NATIONAL business law firm DWF last night confirmed that it planned to acquire Cobbetts, as part of its strategic growth plans.
The announcement came a day after Cobbetts, which has around 190 staff in Leeds, confirmed that it had filed a notice to appoint administrators and put itself up for sale.
In a statement, DWF, which has an office in Leeds, said last night: “Like many businesses, Cobbetts had built an infrastructure reflecting the buoyant economy of the mid 2000s and had put in place plans to reduce costs.
“However, poorer than expected trading in November and December last year caused the firm to review its financial position and subsequently obtain an interim statutory moratorium to enable a sale of the business and its assets.
“It is believed by the members of both firms that a sale to DWF represents a solution that would secure the most favourable outcome for its creditors, members, people and clients.
“For clients, this move would facilitate the continuation of service delivery and business as usual, with the same service terms they have enjoyed at Cobbetts, thereby ensuring a smooth transition for them and their business interests.”
Managing partner and chief executive of DWF, Andrew Leaitherland, said last night: “DWF’s plans to grow, in a strategic, targeted way have been clearly set out and this move supports that goal.
“I am confident that the merging of the two firms would bring genuine benefits to both and, importantly, the joint client base.
“There are many synergies between the two firms in terms of the sectors in which we operate and this collaboration will further strengthen our existing business. I am very much looking forward to welcoming the new team to DWF.”
The process of transferring people across to DWF will start in the next week, if the deal is approved.
Mr Leaitherland continued: “The legal industry as a whole has faced significant challenges.
“We will do all we can to make the integration as smooth as possible, however, as you’d expect in a move of this size, there are some areas of overlap and we may have to displace people or find them alternative roles.
“We will work hard to support all those involved.”
Exactly one year ago, DWF and Manchester-based Cobbetts revealed that they had ended merger talks because of the uncertain market conditions.

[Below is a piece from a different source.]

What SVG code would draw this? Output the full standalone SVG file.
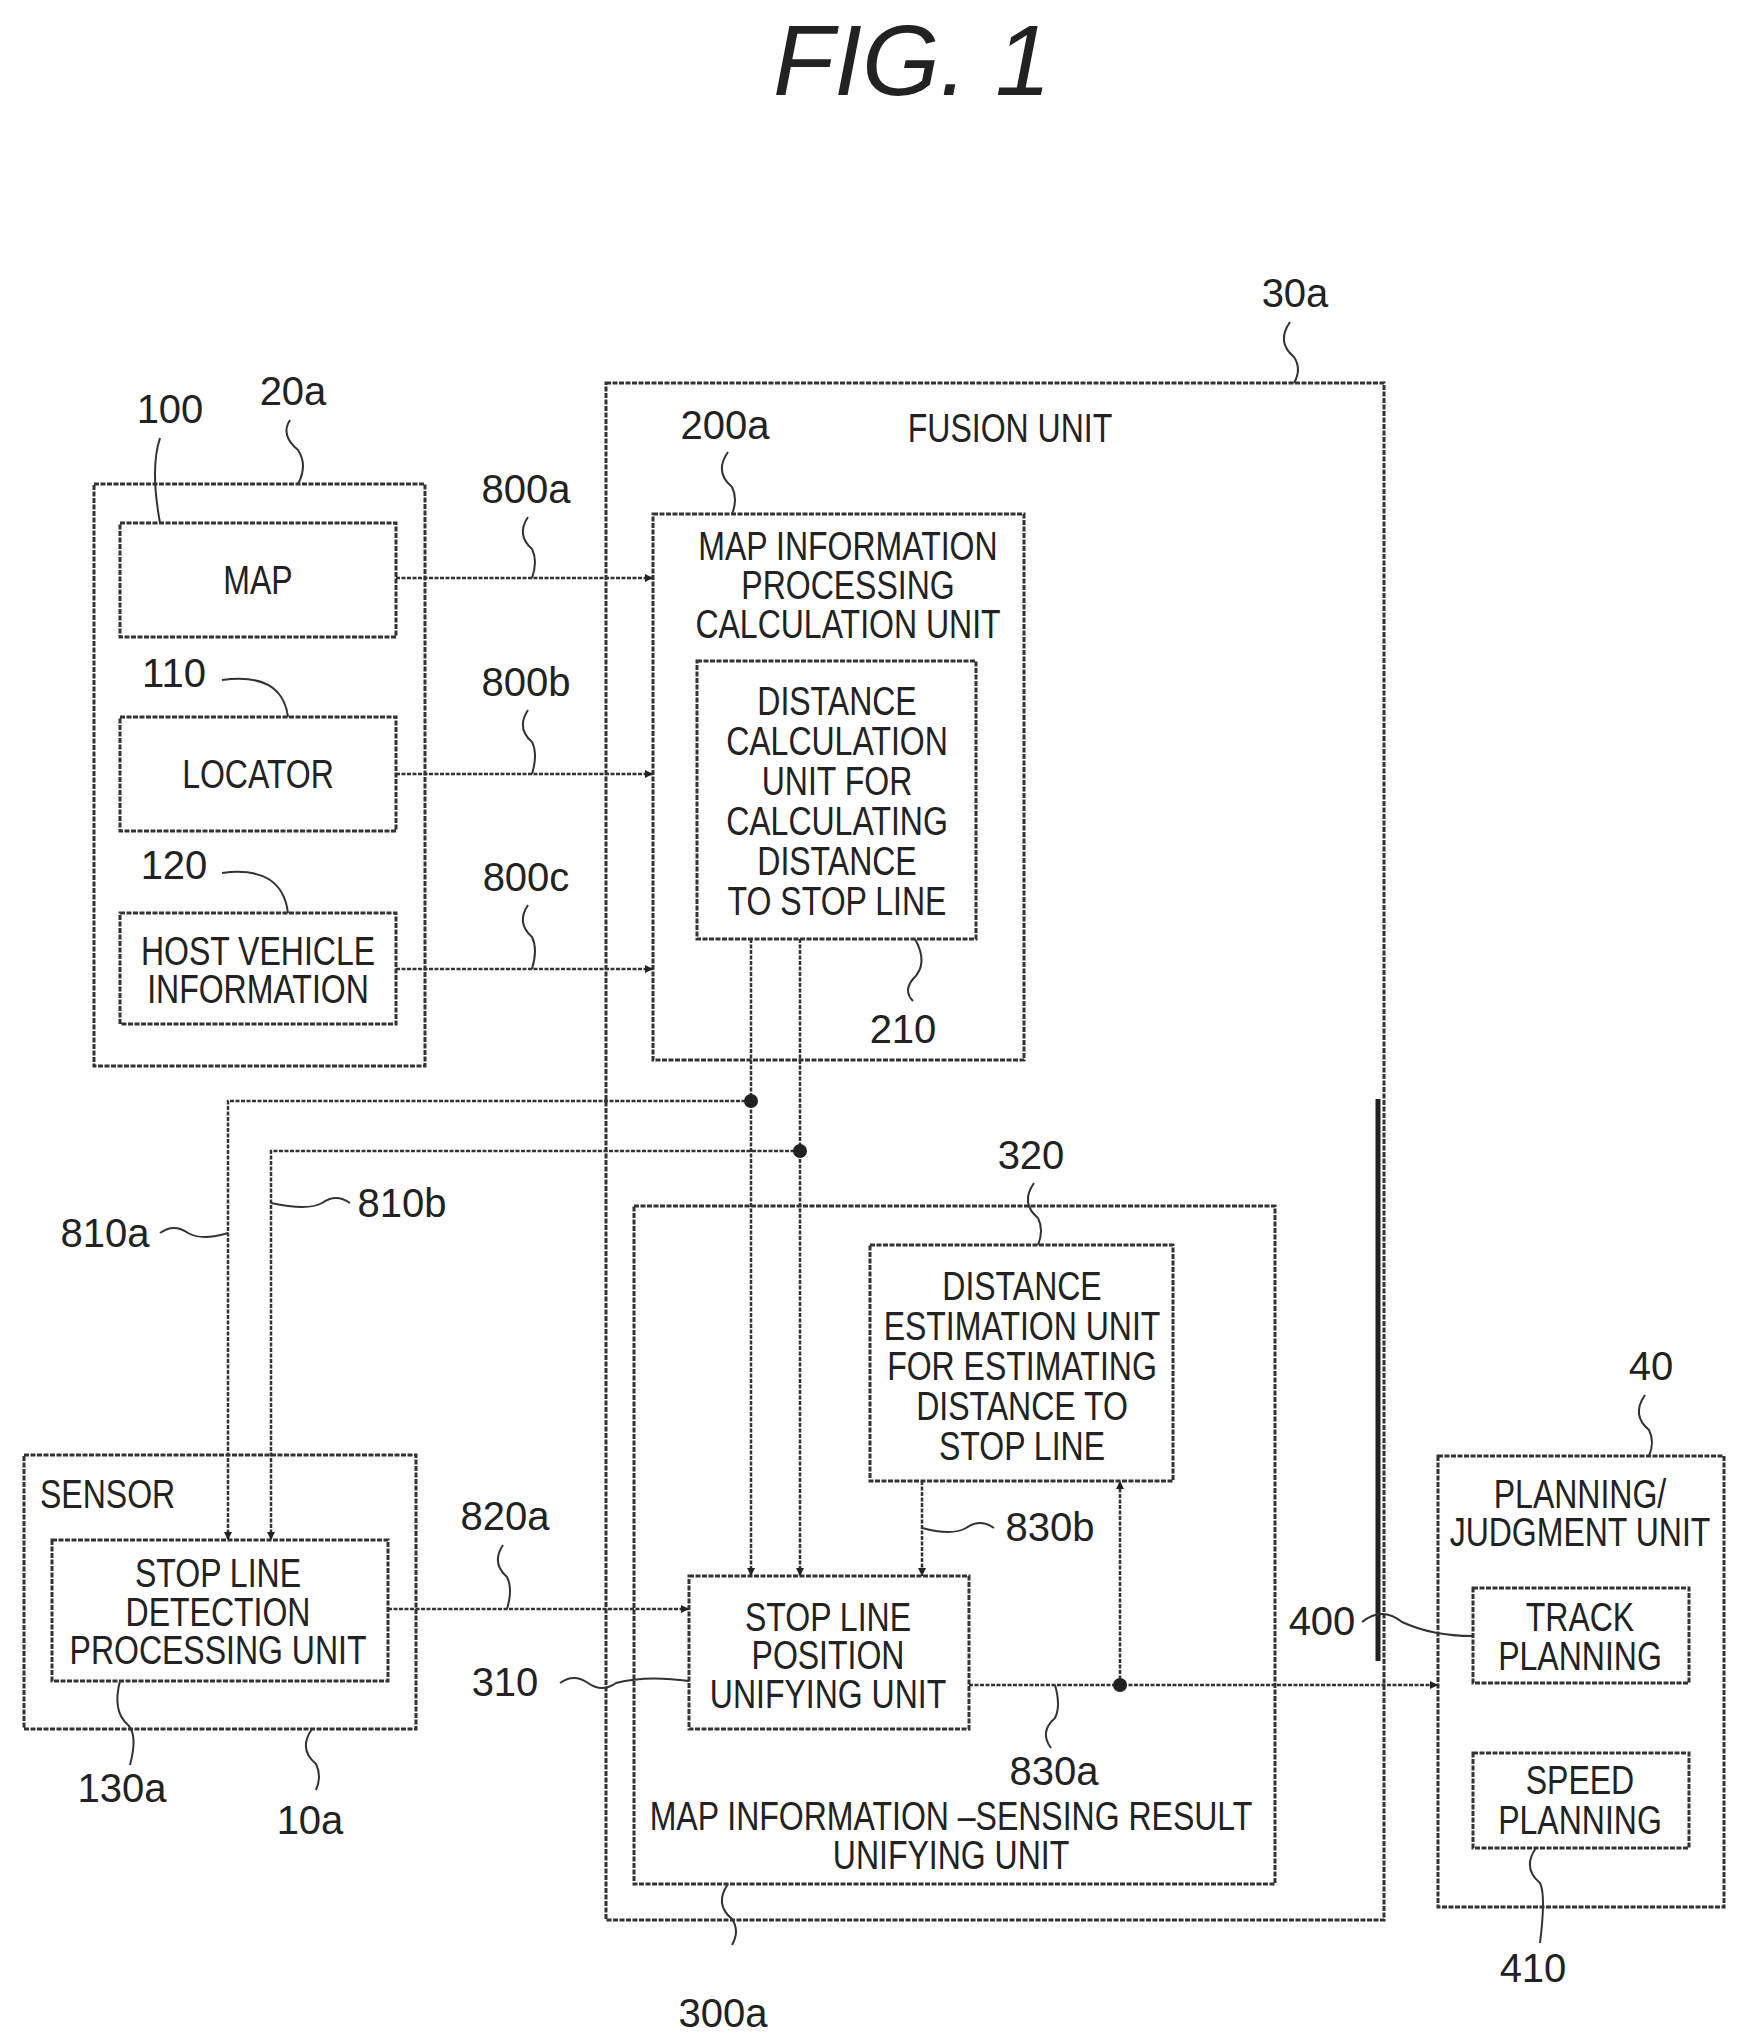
<svg xmlns="http://www.w3.org/2000/svg" width="1745" height="2041" viewBox="0 0 1745 2041">
<defs>
<marker id="ah" viewBox="0 0 10 10" refX="10" refY="5" markerWidth="8" markerHeight="8" markerUnits="userSpaceOnUse" orient="auto"><path d="M0,0 L10,5 L0,10 Z" fill="#222"/></marker>
<style>
.b{fill:none;stroke:#333;stroke-width:3;stroke-dasharray:5 1.5}
.t{font-family:"Liberation Sans",sans-serif;font-size:40px;fill:#222;text-anchor:middle}
.l{font-family:"Liberation Sans",sans-serif;font-size:40px;fill:#222;text-anchor:middle}
.c{fill:none;stroke:#333;stroke-width:2.5;stroke-dasharray:4 1.5}
.s{fill:none;stroke:#333;stroke-width:2}
</style>
</defs>
<rect width="1745" height="2041" fill="#fff"/>
<text x="912" y="95" style="font-family:'Liberation Sans',sans-serif;font-size:100px;font-style:italic;fill:#222;text-anchor:middle">FIG. 1</text>

<g id="n20a"><rect class="b" x="94" y="484" width="331" height="582"/>
<text class="l" x="293" y="405">20a</text><path class="s" d="M290,420 q-10,15 8,30 q10,15 0,34"/>
<text class="l" x="170" y="423">100</text><path class="s" d="M160,438 q-10,30 0,85"/></g>
<g id="n100"><rect class="b" x="120" y="523" width="276" height="114"/><g transform="translate(258,0) scale(0.8,1) translate(-258,0)"><text class="t" x="258" y="594">MAP</text></g></g>
<g id="n110"><rect class="b" x="120" y="717" width="276" height="114"/><g transform="translate(258,0) scale(0.8,1) translate(-258,0)"><text class="t" x="258" y="788">LOCATOR</text></g>
<text class="l" x="174" y="687">110</text><path class="s" d="M222,680 q60,-8 66,37"/></g>
<g id="n120"><rect class="b" x="120" y="913" width="276" height="111"/><g transform="translate(258,0) scale(0.8,1) translate(-258,0)"><text class="t" x="258" y="965">HOST VEHICLE</text><text class="t" x="258" y="1003">INFORMATION</text></g>
<text class="l" x="174" y="879">120</text><path class="s" d="M222,873 q60,-8 66,40"/></g>

<g id="n30a"><rect class="b" x="606" y="383" width="778" height="1537"/><line x1="1378" y1="1099" x2="1378" y2="1661" stroke="#222" stroke-width="5"/>
<text class="l" x="1295" y="307">30a</text><path class="s" d="M1290,322 q-14,20 4,35 q8,12 0,26"/>
<g transform="translate(1010,0) scale(0.8,1) translate(-1010,0)"><text class="t" x="1010" y="442">FUSION UNIT</text></g></g>
<g id="n200a"><rect class="b" x="653" y="514" width="371" height="546"/>
<text class="l" x="725" y="439">200a</text><path class="s" d="M728,452 q-14,20 4,35 q6,12 0,27"/>
<g transform="translate(848,0) scale(0.8,1) translate(-848,0)"><text class="t" x="848" y="560">MAP INFORMATION</text><text class="t" x="848" y="599">PROCESSING</text><text class="t" x="848" y="638">CALCULATION UNIT</text></g></g>
<g id="n210"><rect class="b" x="697" y="661" width="279" height="278"/>
<g transform="translate(837,0) scale(0.8,1) translate(-837,0)"><text class="t" x="837" y="715">DISTANCE</text><text class="t" x="837" y="755">CALCULATION</text><text class="t" x="837" y="795">UNIT FOR</text><text class="t" x="837" y="835">CALCULATING</text><text class="t" x="837" y="875">DISTANCE</text><text class="t" x="837" y="915">TO STOP LINE</text></g>
<text class="l" x="903" y="1043">210</text><path class="s" d="M915,939 q14,25 -2,40 q-10,12 0,22"/></g>

<g id="n300a"><rect class="b" x="634" y="1206" width="641" height="678"/>
<g transform="translate(951,0) scale(0.8,1) translate(-951,0)"><text class="t" x="951" y="1830">MAP INFORMATION –SENSING RESULT</text><text class="t" x="951" y="1869">UNIFYING UNIT</text></g>
<text class="l" x="723" y="2027">300a</text><path class="s" d="M728,1884 q-14,20 4,35 q8,12 0,26"/></g>
<g id="n320"><rect class="b" x="870" y="1245" width="303" height="236"/>
<g transform="translate(1022,0) scale(0.8,1) translate(-1022,0)"><text class="t" x="1022" y="1300">DISTANCE</text><text class="t" x="1022" y="1340">ESTIMATION UNIT</text><text class="t" x="1022" y="1380">FOR ESTIMATING</text><text class="t" x="1022" y="1420">DISTANCE TO</text><text class="t" x="1022" y="1460">STOP LINE</text></g>
<text class="l" x="1031" y="1169">320</text><path class="s" d="M1034,1183 q-14,20 4,35 q6,12 0,27"/></g>
<g id="n310"><rect class="b" x="689" y="1576" width="280" height="153"/>
<g transform="translate(828,0) scale(0.8,1) translate(-828,0)"><text class="t" x="828" y="1631">STOP LINE</text><text class="t" x="828" y="1669">POSITION</text><text class="t" x="828" y="1708">UNIFYING UNIT</text></g>
<text class="l" x="505" y="1696">310</text><path class="s" d="M560,1683 q14,-10 28,0 q14,10 28,0 q30,-8 73,-2"/></g>

<g id="n10a"><rect class="b" x="24" y="1455" width="392" height="274"/>
<g transform="translate(40,0) scale(0.8,1) translate(-40,0)"><text class="t" x="40" y="1508" style="text-anchor:start">SENSOR</text></g>
<text class="l" x="310" y="1834">10a</text><path class="s" d="M312,1729 q-14,20 4,35 q6,12 0,26"/></g>
<g id="n130a"><rect class="b" x="52" y="1540" width="336" height="141"/>
<g transform="translate(218,0) scale(0.8,1) translate(-218,0)"><text class="t" x="218" y="1587">STOP LINE</text><text class="t" x="218" y="1626">DETECTION</text><text class="t" x="218" y="1664">PROCESSING UNIT</text></g>
<text class="l" x="122" y="1802">130a</text><path class="s" d="M120,1681 q-8,30 8,44 q10,10 2,40"/></g>

<g id="n40"><rect class="b" x="1438" y="1456" width="286" height="451"/>
<g transform="translate(1580,0) scale(0.8,1) translate(-1580,0)"><text class="t" x="1580" y="1508">PLANNING/</text><text class="t" x="1580" y="1546">JUDGMENT UNIT</text></g>
<text class="l" x="1651" y="1380">40</text><path class="s" d="M1645,1395 q-14,20 4,35 q6,12 0,26"/></g>
<g id="n400"><rect class="b" x="1473" y="1588" width="216" height="95"/>
<g transform="translate(1580,0) scale(0.8,1) translate(-1580,0)"><text class="t" x="1580" y="1631">TRACK</text><text class="t" x="1580" y="1670">PLANNING</text></g>
<text class="l" x="1322" y="1635">400</text><path class="s" d="M1362,1622 q20,-16 40,0 q30,14 71,14"/></g>
<g id="n410"><rect class="b" x="1473" y="1753" width="216" height="95"/>
<g transform="translate(1580,0) scale(0.8,1) translate(-1580,0)"><text class="t" x="1580" y="1794">SPEED</text><text class="t" x="1580" y="1834">PLANNING</text></g>
<text class="l" x="1533" y="1982">410</text><path class="s" d="M1536,1848 q-14,20 4,35 q6,12 0,60"/></g>

<g id="connectors">
<line class="c" x1="396" y1="578" x2="653" y2="578" marker-end="url(#ah)"/>
<line class="c" x1="396" y1="774" x2="653" y2="774" marker-end="url(#ah)"/>
<line class="c" x1="396" y1="969" x2="653" y2="969" marker-end="url(#ah)"/>
<line class="c" x1="751" y1="939" x2="751" y2="1576" marker-end="url(#ah)"/>
<line class="c" x1="800" y1="939" x2="800" y2="1576" marker-end="url(#ah)"/>
<polyline class="c" points="751,1101 228,1101 228,1540" marker-end="url(#ah)"/>
<polyline class="c" points="800,1151 271,1151 271,1540" marker-end="url(#ah)"/>
<circle cx="751" cy="1101" r="7" fill="#222"/><circle cx="800" cy="1151" r="7" fill="#222"/>
<line class="c" x1="388" y1="1609" x2="689" y2="1609" marker-end="url(#ah)"/>
<line class="c" x1="922" y1="1481" x2="922" y2="1576" marker-end="url(#ah)"/>
<line class="c" x1="969" y1="1685" x2="1438" y2="1685" marker-end="url(#ah)"/>
<line class="c" x1="1120" y1="1685" x2="1120" y2="1481" marker-end="url(#ah)"/>
<circle cx="1120" cy="1685" r="7" fill="#222"/>
<text class="l" x="526" y="503">800a</text><path class="s" d="M528,517 q-12,18 4,32 q6,12 0,29"/>
<text class="l" x="526" y="696">800b</text><path class="s" d="M528,710 q-12,18 4,32 q6,12 0,32"/>
<text class="l" x="526" y="891">800c</text><path class="s" d="M528,905 q-12,18 4,32 q6,12 0,32"/>
<text class="l" x="105" y="1247">810a</text><path class="s" d="M160,1233 q14,-10 28,0 q14,8 40,0"/>
<text class="l" x="402" y="1217">810b</text><path class="s" d="M350,1203 q-14,-10 -28,0 q-14,8 -51,0"/>
<text class="l" x="505" y="1530">820a</text><path class="s" d="M503,1545 q-12,18 4,32 q6,12 0,32"/>
<text class="l" x="1050" y="1541">830b</text><path class="s" d="M994,1528 q-14,-10 -28,0 q-14,8 -44,0"/>
<text class="l" x="1054" y="1785">830a</text><path class="s" d="M1051,1748 q-12,-16 4,-30 q6,-12 0,-33"/>
</g>
</svg>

DWF has grown rapidly through mergers and lateral hires in recent years. In five years, DWF’s Leeds operation has grown from 55 staff to just under 230.
DWF recently merged with the professional indemnity practice Fishburns in the latest stage of its plan to become a top 20 player.
The deal bolstered DWF’s presence in London and expands its geographical coverage to include Bristol and Dublin.
DWF, which has an office at Bridgewater Place in Leeds, had a turnover of £102m last year.
DWF has 1,800 people based in Birmingham, Coventry, Edinburgh, Glasgow, Leeds, Liverpool, London, Manchester, Newcastle, Preston and Teesside and has an international reach through its relationships with law firms around the globe.
In recent years a number of law firms have sought buyers, or collapsed due to financial pressures caused by the recession.
According to David Wilson, senior partner at Begbies Traynor in Yorkshire and the North East, businesses with a heavy reliance on property have been particularly hard hit.
One of the most high profile casualties was Halliwells, which had offices in Manchester, Sheffield, Liverpool and London. Halliwells entered administration in July 2010 with debts of almost £32m.